In early December 2017, Ben Hartman, farmer and owner of Clay Bottom Farm in Goshen, IN and author of The Lean Farm, gave me sturdy advice: “Count your touches”. I was just beginning to learn how to run the Purple Porch’s produce department, finding my way on the other side of food-production, a retail setting, from where I had been before, a farm setting. His words have stuck with me and have altered my perspective on things like receiving orders to stocking produce and even how I have begun to think about and define “Real Food” for myself.
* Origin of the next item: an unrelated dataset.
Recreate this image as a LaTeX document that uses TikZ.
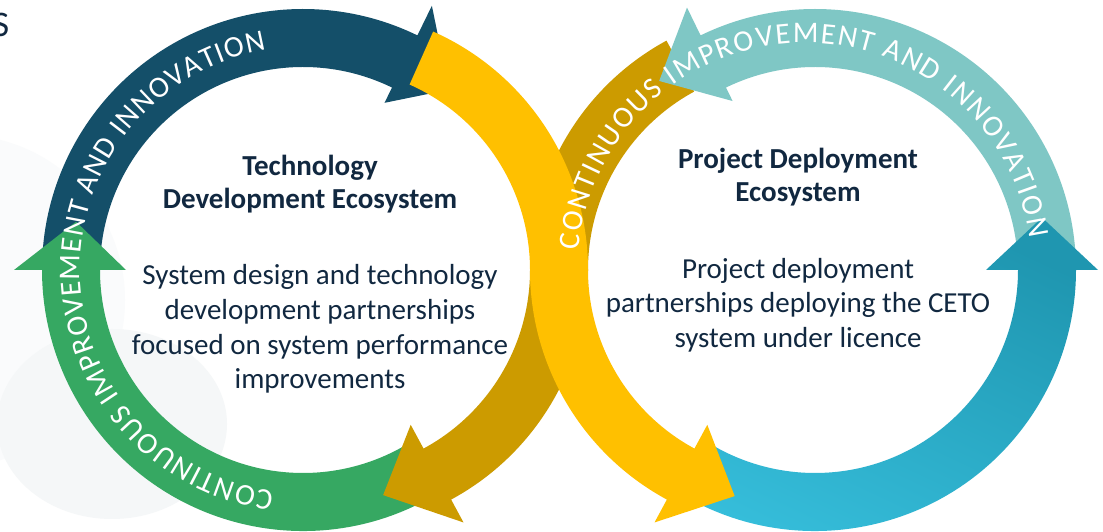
\documentclass[tikz,border=0pt]{standalone}
\usepackage{fontspec}
\setmainfont{Carlito}
\usetikzlibrary{calc,decorations.text}
\definecolor{navyc}{HTML}{144F69}
\definecolor{greenc}{HTML}{36A862}
\definecolor{goldc}{HTML}{CC9B00}
\definecolor{yellowc}{HTML}{FFC000}
\definecolor{tealc}{HTML}{7FC7C5}
\definecolor{cyanlight}{HTML}{36BEDB}
\definecolor{cyandark}{HTML}{1F96B0}
\definecolor{txt}{HTML}{112840}
\definecolor{paleA}{HTML}{F5F7F8}
\definecolor{paleB}{HTML}{FAFBFC}
\tikzset{
  arctext/.style={decorate, decoration={text along path, text align=fit to path,
      text color=white, text={|\fontsize{30}{30}\selectfont|CONTINUOUS IMPROVEMENT AND INNOVATION}}},
  titletext/.style={align=center, text=txt, font=\bfseries\fontsize{29}{33}\selectfont, inner sep=0pt},
  bodytext/.style={align=center, text=txt, font=\fontsize{29}{34.7}\selectfont, inner sep=0pt}
}
\begin{document}
\begin{tikzpicture}[x=1pt,y=1pt]
\useasboundingbox (0,0) rectangle (1103,532);
\fill[white] (0,0) rectangle (1103,532);
% faint background shapes
\fill[paleB] (-40,232) circle[radius=165];
\fill[paleA] (112,108) ellipse[x radius=115, y radius=95];
% centres
\coordinate (L) at (303,262);
\coordinate (R) at (815,262);
\coordinate (YL) at (327,262);
\coordinate (YR) at (791,262);
\coordinate (RT) at (805,262);
% navy
\fill[navyc] ($(L)+(178:261)$) arc[start angle=178,end angle=64,radius=261]
  -- ($(L)+(64:294)$) -- ($(L)+(51:232)$) -- ($(L)+(64:186)$) -- ($(L)+(64:203)$)
  arc[start angle=64,end angle=178,radius=203] -- cycle;
% green
\fill[greenc] ($(L)+(-58:261)$) arc[start angle=-58,end angle=-180,radius=261]
  -- ($(L)+(180:289)$) -- ($(L)+(168:232)$) -- ($(L)+(180:177)$) -- ($(L)+(180:203)$)
  arc[start angle=-180,end angle=-58,radius=203] -- cycle;
% gold S
\fill[goldc] ($(YR)+(118.5:261)$) arc[start angle=118.5,end angle=180,radius=261]
  arc[start angle=0,end angle=-61.6,radius=203]
  -- ($(YL)+(-61.6:176)$) -- ($(YL)+(-76:232)$) -- ($(YL)+(-61.6:287)$) -- ($(YL)+(-61.6:261)$)
  arc[start angle=-61.6,end angle=0,radius=261]
  arc[start angle=180,end angle=118.5,radius=203] -- cycle;
% teal
\fill[tealc] ($(R)+(4:261)$) arc[start angle=4,end angle=116,radius=261]
  -- ($(R)+(116:292)$) -- ($(R)+(129.5:245)$) -- ($(R)+(116:188)$) -- ($(R)+(116:203)$)
  arc[start angle=116,end angle=4,radius=203] -- cycle;
% cyan
\shade[top color=cyandark, bottom color=cyanlight, shading angle=-25]
  ($(R)+(-122:261)$) arc[start angle=-122,end angle=0,radius=261]
  -- ($(R)+(0:283)$) -- ($(R)+(13:233)$) -- ($(R)+(0:171)$) -- ($(R)+(0:203)$)
  arc[start angle=0,end angle=-122,radius=203] -- cycle;
% yellow S
\fill[yellowc] ($(YL)+(66:261)$) arc[start angle=66,end angle=0,radius=261]
  arc[start angle=180,end angle=241.6,radius=203]
  -- ($(YR)+(241.6:176)$) -- ($(YR)+(256:233)$) -- ($(YR)+(241.6:287)$) -- ($(YR)+(241.6:261)$)
  arc[start angle=241.6,end angle=180,radius=261]
  arc[start angle=0,end angle=66,radius=203] -- cycle;
% ring texts
\path[arctext] ($(L)+(262.5:223)$) arc[start angle=262.5,end angle=99.5,radius=223];
\path[arctext] ($(RT)+(175:227)$) arc[start angle=175,end angle=8,radius=227];
% labels
\node[titletext] (ltitle) at (310,347.5) {Technology\\Development Ecosystem};
\node[bodytext] (lbody) at (320,203) {System design and technology\\development partnerships\\focused on system performance\\improvements};
\node[titletext] (rtitle) at (798,354.5) {Project Deployment\\Ecosystem};
\node[bodytext] (rbody) at (798,227) {Project deployment\\partnerships deploying the CETO\\system under licence};
\node[anchor=base west, inner sep=0pt, text=txt, font=\fontsize{36}{36}\selectfont] (cornerS) at (-7.5,495) {S};
\end{tikzpicture}
\end{document}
Real Food is food that is natural and cultivated in nature 🌽
I think that the definition of Real Food has something to do with a difficult, and perhaps even a moral, balance of human touches. And food touches begin right from the start: When I asked Chris Hebron, owner and farmer at Hebron Farms in Vandalia, MI, what real food meant to him, he said, “something that comes from the soil and you know how that soil is taken care of.” Touching our food increases from there: harvesting, possibly washing, thrushing grains, plucking poultry, packaging, delivering, receiving, stocking, purchasing, storing, prepping, cooking, and eating. Real Food is food that is natural and cultivated in nature. However, the entire system of food consumption is a big process of touch and manipulation.
I spoke to Joe Gady, of Farming for Life, about this challenge of defining Real Food. Joe ferments foods such as sauerkraut, beans, kimchi, pickles and other vegetables, and makes delicious bubbly batches of kombuchas and kvasses — all of which endure a process of sorts.
Yet his man-made manipulation of raw ingredients still does not involve anything more than natural reactions. There are many foods that I consider Real; Items like whole flours, cheeses, crunchy granolas, pasta, fermented foods cuts of meat, and so on. Joe suggested that “Real Food is that in which you can see and recognize the original and raw ingredients.” Even so, there exists Real Food in which the original ingredients cannot be immediately recognized; for example a smoky tempeh bacon from our cooler or an artfully presented gastronomic dish.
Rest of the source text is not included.